[BEGIN Data to use]

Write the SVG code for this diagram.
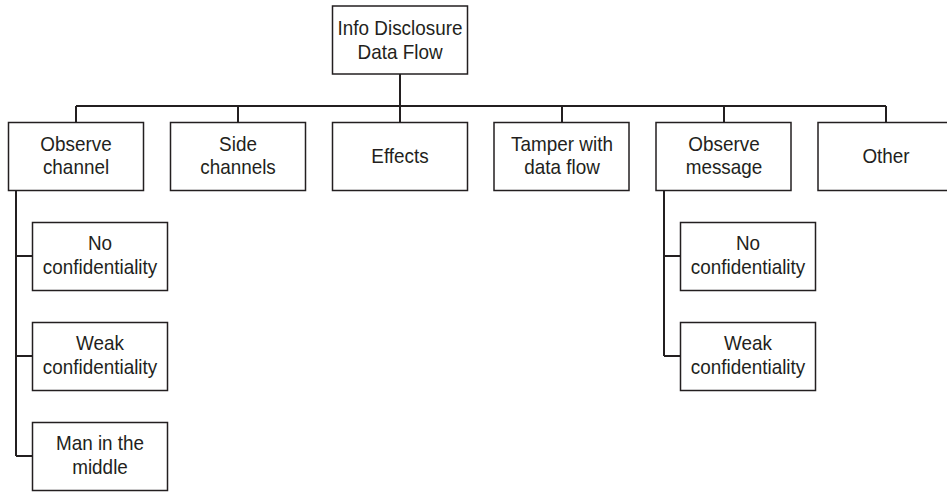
<svg xmlns="http://www.w3.org/2000/svg" width="947" height="492" viewBox="0 0 947 492">
<style>
.box{fill:#fff;stroke:#231f20;stroke-width:1.5}
.lbl{font-family:"Liberation Sans",Arial,sans-serif;font-size:21px;fill:#231f20;text-anchor:middle}
.con{fill:none;stroke:#231f20;stroke-width:2}
</style>
<rect width="947" height="492" fill="#fff"/>
<g id="connectors">
<path class="con" d="M400,74V106M76,106H886M76,106V122M238,106V122M400,106V122M562,106V122M724,106V122M886,106V122"/>
<path class="con" d="M16,190V456M16,256H32M16,356H32M16,456H32"/>
<path class="con" d="M664,190V356M664,256H680M664,356H680"/>
</g>
<g id="root"><rect class="box" x="332.5" y="6" width="135" height="68"/><text class="lbl" transform="translate(400,35) scale(0.9,1)">Info Disclosure</text><text class="lbl" transform="translate(400,59) scale(0.9,1)">Data Flow</text></g>
<g id="observe-channel"><rect class="box" x="8.5" y="122.5" width="135" height="68"/><text class="lbl" transform="translate(76,151) scale(0.9,1)">Observe</text><text class="lbl" transform="translate(76,174) scale(0.9,1)">channel</text></g>
<g id="side-channels"><rect class="box" x="170.5" y="122.5" width="135" height="68"/><text class="lbl" transform="translate(238,151) scale(0.9,1)">Side</text><text class="lbl" transform="translate(238,174) scale(0.9,1)">channels</text></g>
<g id="effects"><rect class="box" x="332.5" y="122.5" width="135" height="68"/><text class="lbl" transform="translate(400,162.5) scale(0.9,1)">Effects</text></g>
<g id="tamper"><rect class="box" x="494" y="122.5" width="135" height="68"/><text class="lbl" transform="translate(562,151) scale(0.9,1)">Tamper with</text><text class="lbl" transform="translate(562,174) scale(0.9,1)">data flow</text></g>
<g id="observe-message"><rect class="box" x="656" y="122.5" width="135" height="68"/><text class="lbl" transform="translate(724,151) scale(0.9,1)">Observe</text><text class="lbl" transform="translate(724,174) scale(0.9,1)">message</text></g>
<g id="other"><rect class="box" x="818" y="122.5" width="136" height="68"/><text class="lbl" transform="translate(886,162.5) scale(0.9,1)">Other</text></g>
<g id="oc-no-conf"><rect class="box" x="32.5" y="222.5" width="135" height="68"/><text class="lbl" transform="translate(100,250) scale(0.9,1)">No</text><text class="lbl" transform="translate(100,274) scale(0.9,1)">confidentiality</text></g>
<g id="oc-weak-conf"><rect class="box" x="32.5" y="322.5" width="135" height="68"/><text class="lbl" transform="translate(100,350) scale(0.9,1)">Weak</text><text class="lbl" transform="translate(100,374) scale(0.9,1)">confidentiality</text></g>
<g id="oc-mitm"><rect class="box" x="32.5" y="422.5" width="135" height="68"/><text class="lbl" transform="translate(100,450) scale(0.9,1)">Man in the</text><text class="lbl" transform="translate(100,474) scale(0.9,1)">middle</text></g>
<g id="om-no-conf"><rect class="box" x="680.5" y="222.5" width="135" height="68"/><text class="lbl" transform="translate(748,250) scale(0.9,1)">No</text><text class="lbl" transform="translate(748,274) scale(0.9,1)">confidentiality</text></g>
<g id="om-weak-conf"><rect class="box" x="680.5" y="322.5" width="135" height="68"/><text class="lbl" transform="translate(748,350) scale(0.9,1)">Weak</text><text class="lbl" transform="translate(748,374) scale(0.9,1)">confidentiality</text></g>
</svg>
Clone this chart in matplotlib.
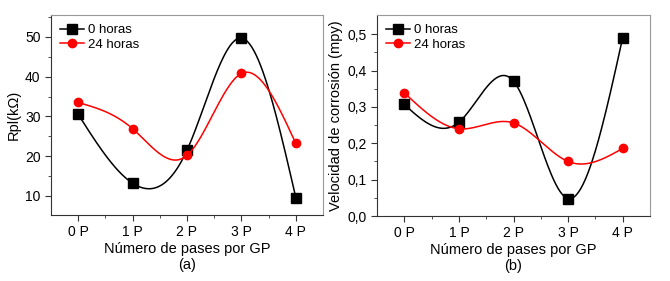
import matplotlib.pyplot as plt
import numpy as np

plt.rcParams['font.family'] = ['Liberation Sans', 'DejaVu Sans']

labels = ['0 P', '1 P', '2 P', '3 P', '4 P']
rpl_0h = [30.5, 13.2, 21.5, 49.7, 9.6]
rpl_24h = [33.5, 26.9, 20.2, 40.8, 23.2]
vel_0h = [0.307, 0.258, 0.371, 0.048, 0.491]
vel_24h = [0.339, 0.240, 0.256, 0.150, 0.186]


def natural_spline(y, n=200):
    # natural cubic spline through equally spaced points x = 0..len(y)-1
    y = np.asarray(y, float)
    k = len(y)
    A = np.zeros((k, k))
    b = np.zeros(k)
    A[0, 0] = A[-1, -1] = 1
    for i in range(1, k - 1):
        A[i, i - 1:i + 2] = [1, 4, 1]
        b[i] = 6 * (y[i + 1] - 2 * y[i] + y[i - 1])
    m = np.linalg.solve(A, b)
    xs = np.linspace(0, k - 1, n)
    idx = np.minimum(xs.astype(int), k - 2)
    t = xs - idx
    ys = ((1 - t) * y[idx] + t * y[idx + 1]
          + ((1 - t) ** 3 - (1 - t)) * m[idx] / 6
          + (t ** 3 - t) * m[idx + 1] / 6)
    return xs, ys


def panel(ax, s0, s24, ylabel, ylim, yticks, yminor, ticklabels, tag):
    x = np.arange(len(labels))
    for s, c, mk, ms, name in [(s0, 'black', 's', 6.5, '0 horas'),
                               (s24, '#ff0000', 'o', 6, '24 horas')]:
        xs, ys = natural_spline(s)
        ax.plot(xs, ys, color=c, lw=1.1)
        ax.plot(x, s, linestyle='none', marker=mk, color=c, ms=ms)
        ax.plot([], [], color=c, marker=mk, ms=ms, lw=1.1, label=name)
    ax.set_xlim(-0.5, 4.5)
    ax.set_ylim(*ylim)
    ax.set_xticks(x)
    ax.set_xticklabels(labels)
    ax.set_xticks(x[:-1] + 0.5, minor=True)
    ax.set_yticks(yticks)
    ax.set_yticklabels(ticklabels)
    ax.set_yticks(yminor, minor=True)
    ax.tick_params(which='both', direction='out', labelsize=10, colors='#333333', labelcolor='black')
    ax.tick_params(which='major', length=4)
    ax.tick_params(which='minor', length=2.5)
    for side in ['left', 'bottom']:
        ax.spines[side].set_color('#333333')
    for side in ['top', 'right']:
        ax.spines[side].set_color('#999999')
    ax.set_ylabel(ylabel, fontsize=10.5, labelpad=3)
    ax.set_xlabel('Número de pases por GP\n(' + tag + ')', fontsize=10.5, linespacing=1.15, labelpad=2)
    ax.legend(loc='upper left', frameon=False, fontsize=9.5, handlelength=1.8,
              handletextpad=0.3, borderaxespad=0.3, labelspacing=0.15)


fig = plt.figure(figsize=(6.7, 2.81), dpi=100)
ax1 = fig.add_axes([51 / 670, 1 - 215 / 281, 272 / 670, 200 / 281])
ax2 = fig.add_axes([377 / 670, 1 - 216 / 281, 273 / 670, 201 / 281])

panel(ax1, rpl_0h, rpl_24h, 'Rpl(kΩ)', (5.2, 55.5), [10, 20, 30, 40, 50],
      [15, 25, 35, 45, 55], ['10', '20', '30', '40', '50'], 'a')
panel(ax2, vel_0h, vel_24h, 'Velocidad de corrosión (mpy)', (0, 0.553),
      [0, 0.1, 0.2, 0.3, 0.4, 0.5], [0.05, 0.15, 0.25, 0.35, 0.45],
      ['0,0', '0,1', '0,2', '0,3', '0,4', '0,5'], 'b')

fig.savefig('out.png', dpi=100)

[END Data to use]

## What you will do:
Search the material above for "this". Pull out each line where it shows up.

## Task answer:
Write the SVG code for this diagram.
Clone this chart in matplotlib.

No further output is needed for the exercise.